This seems to be the time of year in North America when adults, maybe it is adult males more than females (with females it may be winter time) when we as adults are often asked to pitch in to “help the kids”. By that of course they mean help the kids by coaching, leading, taking responsibility for, overnight camping etc. boys and girls in activities that interest them. I have been the recipient of many strong male role models outside my home and I think my sons have as well.
For instance, I was an Eagle Scout at age 13, and that never would have been possible without strong and consistent role models in my life. Certainly my mom’s illness meant that my dad was more away from the home than home a good deal of the time, and when he and mom were home they were tending to her every growing illness and frankly they just lacked the time to give me even ¼ of the opportunities I had in scouting.
Some of those included travel around the East Cost of the US, Several trips out west, attendance at a National Jamboree and as I said guidance by dozens of men and some women who took the time to help, be surrogate parents, or just watch after me, when watching after me would have been otherwise tough. So I have a deep appreciation for what many of these people gave up to help me along, keep me out of trouble and otherwise shape and guide me along the way. Because of my mother’s illness surrogates were important in my life.
With my sons, they had an interest in and a love of sports. I am a klutz. I never played sports; I was a full time 100% all in Boy Scout. So when my sons wanted to play Baseball in particular I had to hope I could find men and yes some women who would help them along and teach them the game. I was lucky I found some excellent coaches and if, my sons had fun playing I fun being an assistant coach. Once or twice getting hit in the head with a ball thrown in the wrong direction a fly ball I missed or punch back line drive that went straight at the umpire (me) at first base if I deserved anything, I deserved hazard pay. Being a non-baseball person learning with the kids was fun and again I was reliant on the men and yes some young men who took time to teach me and them the game.
Later in High School My oldest son switched to Football and again he found an excellent coach and I often say it was as much High School football that helped define my son’s career as an engineer as any training as an engineer he received in college. When he entered the football program as a sophomore (at a brand new school) after a miserable freshman year, we saw our son blossom into the young man and outstanding student he could be. Though he never played football in college (his college did not even have a football team) he went from being a middle of the road High school Student his freshman yeah to being in the top 20 graduates at his new High School and as an offensive lineman, he played alongside a future PHD chemist, two engineers and a fellow who is in charge of a plant manufacturing tennis clubs for Wilson and others. Yes football had a big impact on him becoming a science and math guy who now is a principal marketing and design manager for one of Nissan’s auto platforms.
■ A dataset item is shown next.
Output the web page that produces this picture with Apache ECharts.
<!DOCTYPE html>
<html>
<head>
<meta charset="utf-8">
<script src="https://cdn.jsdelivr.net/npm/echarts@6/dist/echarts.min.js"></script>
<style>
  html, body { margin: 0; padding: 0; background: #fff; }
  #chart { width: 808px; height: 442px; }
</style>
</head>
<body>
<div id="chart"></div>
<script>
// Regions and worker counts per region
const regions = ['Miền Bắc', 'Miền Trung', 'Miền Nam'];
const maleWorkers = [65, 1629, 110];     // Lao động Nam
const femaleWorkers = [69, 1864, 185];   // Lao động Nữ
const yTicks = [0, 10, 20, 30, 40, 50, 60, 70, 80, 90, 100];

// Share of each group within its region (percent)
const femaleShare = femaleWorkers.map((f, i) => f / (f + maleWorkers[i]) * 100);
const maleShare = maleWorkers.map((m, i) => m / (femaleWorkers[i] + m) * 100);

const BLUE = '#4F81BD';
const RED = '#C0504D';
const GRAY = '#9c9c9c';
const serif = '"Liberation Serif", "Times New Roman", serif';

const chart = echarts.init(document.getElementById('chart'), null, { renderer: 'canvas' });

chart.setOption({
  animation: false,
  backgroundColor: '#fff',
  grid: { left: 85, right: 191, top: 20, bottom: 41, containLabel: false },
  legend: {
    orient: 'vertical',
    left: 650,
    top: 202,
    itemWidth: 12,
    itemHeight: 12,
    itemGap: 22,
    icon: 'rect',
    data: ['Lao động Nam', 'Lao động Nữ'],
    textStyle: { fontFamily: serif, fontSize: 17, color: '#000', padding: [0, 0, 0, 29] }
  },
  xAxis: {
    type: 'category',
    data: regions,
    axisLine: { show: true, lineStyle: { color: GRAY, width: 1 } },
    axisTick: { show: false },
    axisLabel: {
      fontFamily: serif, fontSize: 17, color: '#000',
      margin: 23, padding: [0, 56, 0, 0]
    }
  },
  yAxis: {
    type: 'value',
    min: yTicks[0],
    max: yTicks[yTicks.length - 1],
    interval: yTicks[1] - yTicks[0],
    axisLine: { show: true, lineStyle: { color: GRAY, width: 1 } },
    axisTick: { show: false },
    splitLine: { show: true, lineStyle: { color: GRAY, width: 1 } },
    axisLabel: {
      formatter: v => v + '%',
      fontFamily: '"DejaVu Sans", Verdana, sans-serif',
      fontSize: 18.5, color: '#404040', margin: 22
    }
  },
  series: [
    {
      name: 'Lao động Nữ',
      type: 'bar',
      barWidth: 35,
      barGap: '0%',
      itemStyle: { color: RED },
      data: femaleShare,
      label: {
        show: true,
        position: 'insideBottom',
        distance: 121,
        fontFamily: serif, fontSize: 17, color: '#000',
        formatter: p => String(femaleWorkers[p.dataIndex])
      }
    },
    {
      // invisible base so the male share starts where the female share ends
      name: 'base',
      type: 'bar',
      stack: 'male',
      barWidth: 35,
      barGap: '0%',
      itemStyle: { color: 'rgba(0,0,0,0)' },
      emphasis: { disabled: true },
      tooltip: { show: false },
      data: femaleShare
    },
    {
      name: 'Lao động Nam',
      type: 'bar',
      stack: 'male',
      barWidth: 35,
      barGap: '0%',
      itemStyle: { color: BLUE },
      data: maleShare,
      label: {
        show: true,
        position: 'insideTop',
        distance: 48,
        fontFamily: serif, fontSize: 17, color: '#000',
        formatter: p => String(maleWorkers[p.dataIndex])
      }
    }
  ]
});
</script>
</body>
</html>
Unfortunately there are just too few adults who want to and are capable of mentoring girls and boys in our world. That brings me in a roundabout way to the case of the Seattle Scout Master who was asked to leave Scouting because of his lifestyle. Here is a report from ABC NEWS Seattle about the issue:
To me it is upsetting that lifestyle is used as a criterion for adult leadership in scouting. I spent over 10 years associated with the Boy Scouts of America and I knew good and bad leaders. I know one scout leader very well who was convicted of molesting kids both while I was in his group, and after I left and I never ever want that happen again. The problem is lifestyle is not an indicator of abuse. So this issue is close to my heart. Lifestyle is not a good litmus test for any adult leader and as far as I know the Boy Scouts are the only group that judges adult leaders using this standard. To my knowledge it is not used at Diabetes Camps, it is not used by Big Brothers / Big Sisters, it is not even used by the church sponsor of this troop and it is not used by schools in selecting teachers. So yes I do have a different opinion than the organization I love so much on this issue.
But, instead of dwelling on that, let me tell you of one our young members who I am very proud of. Caren has applied for and I hope gets accepted as a CIT at a local diabetic camp this summer. She wants to do it so badly she was one of, if not the first applicant at her camp. I for one hope she is chosen and if not she and anyone else who wants to work at a D camps deserves our hearty applause. I am just thrilled we have a member who sees the advantage of helping kids, our community’s kids, this summer. She like all adults who work with kids is a treasure and a resource to be cherished.
Stop by Caren’s home page and say thanks she deserves our well wishes and hopes that she is successful:
Also if others from our organization are or have applied to serve kids this summer let us know so we can give you our support as well. Quality adult leaders are everyone’s responsibility and they deserve our support. We only get one chance with kids and we need leaders who are committed to the development of kids no exceptions, not even ones that are culturally based.